▶ [Brief]:
Return precisely the span of lines from the top of the material below to the line containing "2.09, 2.06, 2.10];", both included. Pictures are excluded.
──────────
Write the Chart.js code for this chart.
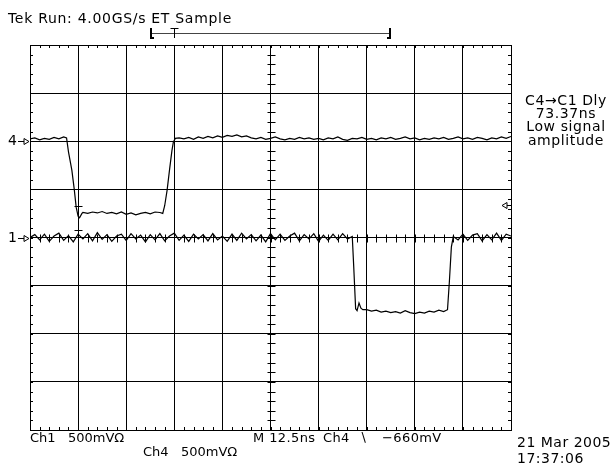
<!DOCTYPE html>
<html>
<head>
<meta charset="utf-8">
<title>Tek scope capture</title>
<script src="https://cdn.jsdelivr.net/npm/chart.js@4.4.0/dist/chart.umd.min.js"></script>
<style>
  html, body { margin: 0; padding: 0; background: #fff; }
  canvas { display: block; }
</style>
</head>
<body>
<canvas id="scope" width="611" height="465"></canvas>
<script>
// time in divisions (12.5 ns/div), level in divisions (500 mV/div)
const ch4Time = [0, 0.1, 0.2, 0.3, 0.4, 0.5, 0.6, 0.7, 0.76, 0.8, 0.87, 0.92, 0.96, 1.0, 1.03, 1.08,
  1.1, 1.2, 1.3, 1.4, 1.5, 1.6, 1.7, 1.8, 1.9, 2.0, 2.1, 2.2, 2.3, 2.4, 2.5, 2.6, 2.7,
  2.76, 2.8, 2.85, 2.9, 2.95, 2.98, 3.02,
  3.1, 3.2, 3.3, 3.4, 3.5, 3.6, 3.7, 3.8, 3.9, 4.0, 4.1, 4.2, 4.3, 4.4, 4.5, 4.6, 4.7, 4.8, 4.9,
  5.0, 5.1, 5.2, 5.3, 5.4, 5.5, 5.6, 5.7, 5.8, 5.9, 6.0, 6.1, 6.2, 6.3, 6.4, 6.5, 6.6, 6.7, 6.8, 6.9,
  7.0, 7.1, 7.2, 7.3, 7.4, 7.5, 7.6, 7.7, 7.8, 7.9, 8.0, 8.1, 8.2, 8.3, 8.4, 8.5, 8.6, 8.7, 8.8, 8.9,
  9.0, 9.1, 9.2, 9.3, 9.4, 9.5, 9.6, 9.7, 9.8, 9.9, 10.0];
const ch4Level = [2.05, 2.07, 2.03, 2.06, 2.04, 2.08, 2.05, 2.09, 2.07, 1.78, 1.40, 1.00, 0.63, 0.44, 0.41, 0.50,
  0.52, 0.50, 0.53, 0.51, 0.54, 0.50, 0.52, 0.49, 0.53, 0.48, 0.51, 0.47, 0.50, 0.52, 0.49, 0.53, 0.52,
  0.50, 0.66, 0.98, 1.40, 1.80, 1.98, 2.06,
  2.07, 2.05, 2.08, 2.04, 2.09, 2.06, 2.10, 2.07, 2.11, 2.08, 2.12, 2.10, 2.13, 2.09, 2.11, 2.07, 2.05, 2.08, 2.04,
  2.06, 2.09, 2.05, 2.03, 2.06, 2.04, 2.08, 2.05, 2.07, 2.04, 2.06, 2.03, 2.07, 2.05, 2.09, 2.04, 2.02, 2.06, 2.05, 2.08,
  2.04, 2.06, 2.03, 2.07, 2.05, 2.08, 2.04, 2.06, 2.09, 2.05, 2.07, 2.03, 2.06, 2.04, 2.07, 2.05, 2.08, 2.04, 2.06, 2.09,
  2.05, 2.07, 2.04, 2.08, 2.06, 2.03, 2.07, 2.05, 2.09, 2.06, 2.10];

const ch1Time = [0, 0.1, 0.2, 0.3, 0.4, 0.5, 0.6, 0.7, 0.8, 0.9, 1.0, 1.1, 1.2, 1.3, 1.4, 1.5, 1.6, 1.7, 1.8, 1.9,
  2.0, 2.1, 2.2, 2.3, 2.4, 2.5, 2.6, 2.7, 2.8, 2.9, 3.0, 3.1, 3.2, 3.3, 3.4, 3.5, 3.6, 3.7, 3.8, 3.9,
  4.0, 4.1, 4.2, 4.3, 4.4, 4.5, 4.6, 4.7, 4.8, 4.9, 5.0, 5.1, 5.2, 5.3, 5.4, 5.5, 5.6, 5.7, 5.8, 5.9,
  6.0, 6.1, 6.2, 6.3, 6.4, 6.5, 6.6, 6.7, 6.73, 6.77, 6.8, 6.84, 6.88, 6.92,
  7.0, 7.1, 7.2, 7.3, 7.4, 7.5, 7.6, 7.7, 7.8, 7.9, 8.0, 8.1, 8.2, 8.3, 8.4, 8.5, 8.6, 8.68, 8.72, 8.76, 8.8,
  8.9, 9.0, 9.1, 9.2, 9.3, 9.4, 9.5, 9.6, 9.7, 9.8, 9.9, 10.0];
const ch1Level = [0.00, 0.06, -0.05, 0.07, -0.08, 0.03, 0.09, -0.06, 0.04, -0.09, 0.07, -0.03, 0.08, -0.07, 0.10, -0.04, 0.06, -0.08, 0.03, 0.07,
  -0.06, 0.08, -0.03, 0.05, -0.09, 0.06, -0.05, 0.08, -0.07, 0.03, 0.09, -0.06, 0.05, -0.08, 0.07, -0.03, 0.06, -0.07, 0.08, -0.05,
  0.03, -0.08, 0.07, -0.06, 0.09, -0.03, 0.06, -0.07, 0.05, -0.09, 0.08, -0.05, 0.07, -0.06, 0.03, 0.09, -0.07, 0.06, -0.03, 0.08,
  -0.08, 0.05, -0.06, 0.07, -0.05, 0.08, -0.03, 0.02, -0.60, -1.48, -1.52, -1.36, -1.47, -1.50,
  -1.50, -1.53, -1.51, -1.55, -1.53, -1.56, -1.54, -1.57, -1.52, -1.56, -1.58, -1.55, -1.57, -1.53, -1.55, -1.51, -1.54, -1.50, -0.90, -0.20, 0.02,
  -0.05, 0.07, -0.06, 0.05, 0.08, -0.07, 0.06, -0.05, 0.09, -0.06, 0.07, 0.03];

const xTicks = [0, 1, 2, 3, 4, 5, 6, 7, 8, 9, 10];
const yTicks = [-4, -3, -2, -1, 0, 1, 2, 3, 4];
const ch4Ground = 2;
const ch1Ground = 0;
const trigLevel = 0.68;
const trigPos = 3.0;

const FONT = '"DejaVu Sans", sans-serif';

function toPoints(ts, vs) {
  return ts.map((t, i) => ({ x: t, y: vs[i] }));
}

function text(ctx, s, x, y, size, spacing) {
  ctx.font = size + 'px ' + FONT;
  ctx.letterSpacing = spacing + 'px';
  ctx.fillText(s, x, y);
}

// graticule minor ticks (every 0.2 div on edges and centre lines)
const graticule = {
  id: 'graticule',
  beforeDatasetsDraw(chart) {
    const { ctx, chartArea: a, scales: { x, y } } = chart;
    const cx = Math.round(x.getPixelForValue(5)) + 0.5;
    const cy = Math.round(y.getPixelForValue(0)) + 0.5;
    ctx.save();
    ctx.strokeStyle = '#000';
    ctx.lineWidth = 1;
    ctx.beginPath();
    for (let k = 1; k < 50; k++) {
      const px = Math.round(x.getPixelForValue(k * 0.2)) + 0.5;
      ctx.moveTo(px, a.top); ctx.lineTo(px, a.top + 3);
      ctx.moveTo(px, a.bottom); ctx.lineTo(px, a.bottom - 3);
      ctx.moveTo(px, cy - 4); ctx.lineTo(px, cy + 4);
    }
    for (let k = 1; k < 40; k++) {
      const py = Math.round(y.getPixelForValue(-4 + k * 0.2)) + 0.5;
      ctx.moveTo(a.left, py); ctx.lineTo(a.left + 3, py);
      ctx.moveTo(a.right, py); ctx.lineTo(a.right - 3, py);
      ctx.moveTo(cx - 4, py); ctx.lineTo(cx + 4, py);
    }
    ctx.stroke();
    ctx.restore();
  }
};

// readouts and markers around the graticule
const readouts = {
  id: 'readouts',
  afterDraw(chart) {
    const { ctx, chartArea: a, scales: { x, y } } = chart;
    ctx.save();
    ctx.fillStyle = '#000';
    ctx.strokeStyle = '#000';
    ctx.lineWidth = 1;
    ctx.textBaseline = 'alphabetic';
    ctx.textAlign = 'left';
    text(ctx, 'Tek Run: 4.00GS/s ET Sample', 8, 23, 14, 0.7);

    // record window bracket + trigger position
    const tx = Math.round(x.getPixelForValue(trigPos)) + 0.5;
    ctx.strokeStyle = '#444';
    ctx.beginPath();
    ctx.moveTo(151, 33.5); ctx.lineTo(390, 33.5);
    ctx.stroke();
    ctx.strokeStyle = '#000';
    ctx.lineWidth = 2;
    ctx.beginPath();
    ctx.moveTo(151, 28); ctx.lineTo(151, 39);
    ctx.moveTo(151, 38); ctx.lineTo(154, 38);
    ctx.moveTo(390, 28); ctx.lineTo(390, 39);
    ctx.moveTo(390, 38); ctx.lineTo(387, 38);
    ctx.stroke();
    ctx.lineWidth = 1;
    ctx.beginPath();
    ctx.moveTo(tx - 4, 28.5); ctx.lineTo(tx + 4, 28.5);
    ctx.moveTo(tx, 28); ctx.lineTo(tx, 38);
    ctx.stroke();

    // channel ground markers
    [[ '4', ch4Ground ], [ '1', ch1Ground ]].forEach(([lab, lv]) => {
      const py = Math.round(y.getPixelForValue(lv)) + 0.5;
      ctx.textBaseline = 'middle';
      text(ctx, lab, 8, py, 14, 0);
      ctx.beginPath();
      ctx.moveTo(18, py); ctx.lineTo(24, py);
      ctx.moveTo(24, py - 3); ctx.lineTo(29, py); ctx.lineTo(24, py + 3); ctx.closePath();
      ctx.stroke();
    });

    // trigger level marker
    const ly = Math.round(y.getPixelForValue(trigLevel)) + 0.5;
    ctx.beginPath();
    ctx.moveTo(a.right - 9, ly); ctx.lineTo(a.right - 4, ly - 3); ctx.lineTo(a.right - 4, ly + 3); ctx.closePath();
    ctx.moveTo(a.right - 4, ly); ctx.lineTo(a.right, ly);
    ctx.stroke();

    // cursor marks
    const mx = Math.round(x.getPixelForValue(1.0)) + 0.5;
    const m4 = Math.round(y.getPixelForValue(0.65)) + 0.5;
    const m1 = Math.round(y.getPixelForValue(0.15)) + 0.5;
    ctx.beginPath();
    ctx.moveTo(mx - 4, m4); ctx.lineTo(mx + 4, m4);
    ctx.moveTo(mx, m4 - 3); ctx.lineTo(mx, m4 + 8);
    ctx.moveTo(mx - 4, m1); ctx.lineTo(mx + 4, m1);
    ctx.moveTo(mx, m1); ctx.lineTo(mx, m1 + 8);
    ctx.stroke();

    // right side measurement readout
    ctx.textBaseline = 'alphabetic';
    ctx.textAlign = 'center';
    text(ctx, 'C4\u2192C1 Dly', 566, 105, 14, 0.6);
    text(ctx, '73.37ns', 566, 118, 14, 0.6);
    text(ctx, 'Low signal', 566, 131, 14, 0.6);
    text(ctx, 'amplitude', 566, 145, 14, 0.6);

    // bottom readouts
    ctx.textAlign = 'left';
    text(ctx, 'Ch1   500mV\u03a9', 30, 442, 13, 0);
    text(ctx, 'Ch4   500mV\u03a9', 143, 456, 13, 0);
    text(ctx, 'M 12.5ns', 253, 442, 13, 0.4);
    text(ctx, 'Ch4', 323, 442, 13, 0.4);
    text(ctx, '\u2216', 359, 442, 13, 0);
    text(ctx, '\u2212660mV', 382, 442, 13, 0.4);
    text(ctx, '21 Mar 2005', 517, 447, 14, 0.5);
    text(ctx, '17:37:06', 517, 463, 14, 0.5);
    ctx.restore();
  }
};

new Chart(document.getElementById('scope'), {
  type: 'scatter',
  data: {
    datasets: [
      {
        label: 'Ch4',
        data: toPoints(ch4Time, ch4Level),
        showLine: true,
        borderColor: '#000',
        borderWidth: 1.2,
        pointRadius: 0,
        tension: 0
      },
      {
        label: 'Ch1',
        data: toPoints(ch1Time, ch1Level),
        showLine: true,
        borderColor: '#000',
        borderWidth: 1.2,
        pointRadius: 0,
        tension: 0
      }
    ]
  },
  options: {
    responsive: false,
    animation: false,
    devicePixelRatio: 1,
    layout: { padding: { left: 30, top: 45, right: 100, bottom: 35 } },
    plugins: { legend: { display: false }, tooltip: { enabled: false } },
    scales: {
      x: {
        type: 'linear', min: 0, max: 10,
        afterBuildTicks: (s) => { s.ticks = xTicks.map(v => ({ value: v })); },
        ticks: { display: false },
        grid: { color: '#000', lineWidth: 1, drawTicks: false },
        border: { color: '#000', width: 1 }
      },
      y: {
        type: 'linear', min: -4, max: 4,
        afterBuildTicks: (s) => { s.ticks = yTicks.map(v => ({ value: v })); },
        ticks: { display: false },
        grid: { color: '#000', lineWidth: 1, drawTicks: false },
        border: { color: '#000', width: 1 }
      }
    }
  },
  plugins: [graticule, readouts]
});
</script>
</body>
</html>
──────────
▶ [Result of this task]:
Write the Chart.js code for this chart.
<!DOCTYPE html>
<html>
<head>
<meta charset="utf-8">
<title>Tek scope capture</title>
<script src="https://cdn.jsdelivr.net/npm/chart.js@4.4.0/dist/chart.umd.min.js"></script>
<style>
  html, body { margin: 0; padding: 0; background: #fff; }
  canvas { display: block; }
</style>
</head>
<body>
<canvas id="scope" width="611" height="465"></canvas>
<script>
// time in divisions (12.5 ns/div), level in divisions (500 mV/div)
const ch4Time = [0, 0.1, 0.2, 0.3, 0.4, 0.5, 0.6, 0.7, 0.76, 0.8, 0.87, 0.92, 0.96, 1.0, 1.03, 1.08,
  1.1, 1.2, 1.3, 1.4, 1.5, 1.6, 1.7, 1.8, 1.9, 2.0, 2.1, 2.2, 2.3, 2.4, 2.5, 2.6, 2.7,
  2.76, 2.8, 2.85, 2.9, 2.95, 2.98, 3.02,
  3.1, 3.2, 3.3, 3.4, 3.5, 3.6, 3.7, 3.8, 3.9, 4.0, 4.1, 4.2, 4.3, 4.4, 4.5, 4.6, 4.7, 4.8, 4.9,
  5.0, 5.1, 5.2, 5.3, 5.4, 5.5, 5.6, 5.7, 5.8, 5.9, 6.0, 6.1, 6.2, 6.3, 6.4, 6.5, 6.6, 6.7, 6.8, 6.9,
  7.0, 7.1, 7.2, 7.3, 7.4, 7.5, 7.6, 7.7, 7.8, 7.9, 8.0, 8.1, 8.2, 8.3, 8.4, 8.5, 8.6, 8.7, 8.8, 8.9,
  9.0, 9.1, 9.2, 9.3, 9.4, 9.5, 9.6, 9.7, 9.8, 9.9, 10.0];
const ch4Level = [2.05, 2.07, 2.03, 2.06, 2.04, 2.08, 2.05, 2.09, 2.07, 1.78, 1.40, 1.00, 0.63, 0.44, 0.41, 0.50,
  0.52, 0.50, 0.53, 0.51, 0.54, 0.50, 0.52, 0.49, 0.53, 0.48, 0.51, 0.47, 0.50, 0.52, 0.49, 0.53, 0.52,
  0.50, 0.66, 0.98, 1.40, 1.80, 1.98, 2.06,
  2.07, 2.05, 2.08, 2.04, 2.09, 2.06, 2.10, 2.07, 2.11, 2.08, 2.12, 2.10, 2.13, 2.09, 2.11, 2.07, 2.05, 2.08, 2.04,
  2.06, 2.09, 2.05, 2.03, 2.06, 2.04, 2.08, 2.05, 2.07, 2.04, 2.06, 2.03, 2.07, 2.05, 2.09, 2.04, 2.02, 2.06, 2.05, 2.08,
  2.04, 2.06, 2.03, 2.07, 2.05, 2.08, 2.04, 2.06, 2.09, 2.05, 2.07, 2.03, 2.06, 2.04, 2.07, 2.05, 2.08, 2.04, 2.06, 2.09,
  2.05, 2.07, 2.04, 2.08, 2.06, 2.03, 2.07, 2.05, 2.09, 2.06, 2.10];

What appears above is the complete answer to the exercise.